There has been no consistent decrease in child maltreatment over the last two decades, research published today in The Lancet has found.
Led by Professor Ruth Gilbert, University College London Institute of Child Health (ICH), the study concludes that despite numerous government policy initiatives designed to achieve a reduction in child maltreatment, none has proved successful.
The study used three types of child maltreatment indicators; violent deaths in children, injuries related to maltreatment, and involvement with child protection agencies.
The indicators were gathered from health and child protection agencies, and compared trends in children under 11 across six states and countries, England, Sweden, New Zealand, Western Australia, Manitoba (Canada) and the USA.

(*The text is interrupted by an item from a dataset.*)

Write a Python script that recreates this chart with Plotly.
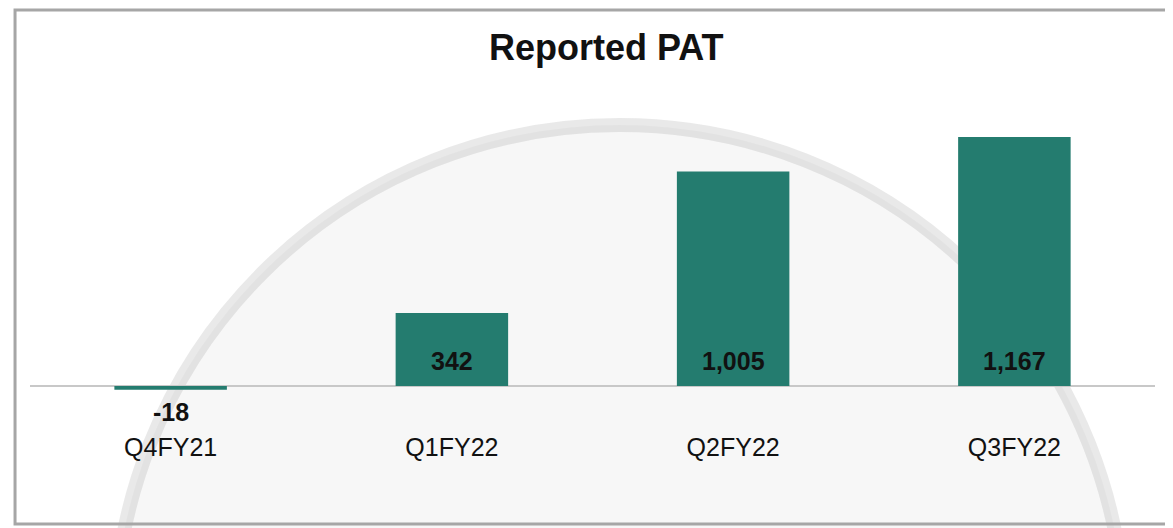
import plotly.graph_objects as go

# data
quarters = ["Q4FY21", "Q1FY22", "Q2FY22", "Q3FY22"]
pat = [-18, 342, 1005, 1167]
pat_labels = ["-18", "342", "1,005", "1,167"]

bar_color = "#247c6f"
font_family = "Arial, Liberation Sans, sans-serif"

fig = go.Figure()
fig.add_trace(go.Bar(
	x=quarters, y=pat,
	marker=dict(color=bar_color, line=dict(width=0)),
	width=0.4,
	hoverinfo="x+y",
))

# value labels sit at the base of each bar (below it when negative)
for q, v, lbl in zip(quarters, pat, pat_labels):
	if v >= 0:
		fig.add_annotation(x=q, y=0, text="<b>%s</b>" % lbl, showarrow=False,
			yanchor="bottom", yshift=9, font=dict(size=25, color="#111111", family=font_family))
	else:
		fig.add_annotation(x=q, y=v, text="<b>%s</b>" % lbl, showarrow=False,
			yanchor="top", yshift=-6, font=dict(size=25, color="#111111", family=font_family))

# faint globe watermark + frame
fig.add_shape(type="circle", xref="paper", yref="paper",
	x0=0.075, x1=0.973, y0=-2.136, y1=0.924,
	line=dict(color="rgba(120,120,120,0.16)", width=14),
	fillcolor="rgba(0,0,0,0.03)", layer="below")
fig.add_shape(type="rect", xref="paper", yref="paper",
	x0=-0.0133, x1=1.05, y0=-0.285, y1=1.273,
	line=dict(color="#a6a6a6", width=3), layer="above")

fig.update_layout(
	width=1173, height=528,
	margin=dict(l=22, r=26, t=92, b=106),
	paper_bgcolor="white", plot_bgcolor="rgba(0,0,0,0)",
	showlegend=False,
	title=dict(text="<b>Reported PAT</b>", x=0.51, xanchor="center", y=0.925, yanchor="middle",
		font=dict(size=36, color="#111111", family=font_family)),
	font=dict(family=font_family),
)
fig.update_xaxes(showgrid=False, showline=False, ticks="",
	tickfont=dict(size=25, color="#111111", family=font_family), ticklabelstandoff=0)
fig.update_yaxes(range=[-206, 1340], showgrid=False, showticklabels=False,
	zeroline=True, zerolinecolor="#c8c8c8", zerolinewidth=2)

fig.write_html("out.html")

The study found large variations between the countries and states in the frequency of involvement with child protection agencies, but little difference between the rates of maltreatment-related injury or violent death.
Trends reflecting low levels of maltreatment in Sweden and high levels in the USA are consistent with lower rates of risk factors, such as child poverty, in Sweden compared with the USA. There is also better provision for parenting support in Sweden, compared with the States.
Professor Ruth Gilbert, professor of clinical epidemiology, ICH said: “Our results suggest the need to focus on preventing factors that contribute to child maltreatment, in order to substantially reduce rates of child maltreatment in the future.
“For too long, policy has been driven by high profile deaths of individual children. We need to invest in population-based data to inform policy and to monitor trends. We also need to be able to link health and social care data to understand which professionals are seeing these children. Such linkage is done in Western Australia and Manitoba, where it is proving to be an important tool in the formulation of child health policy.
“We would urge caution in the interpretation of these results. Small changes may not have been detected by the study.”
The funding for the study was provided by organisations including the Department of Health for England and the Manitoba Centre for Health Policy.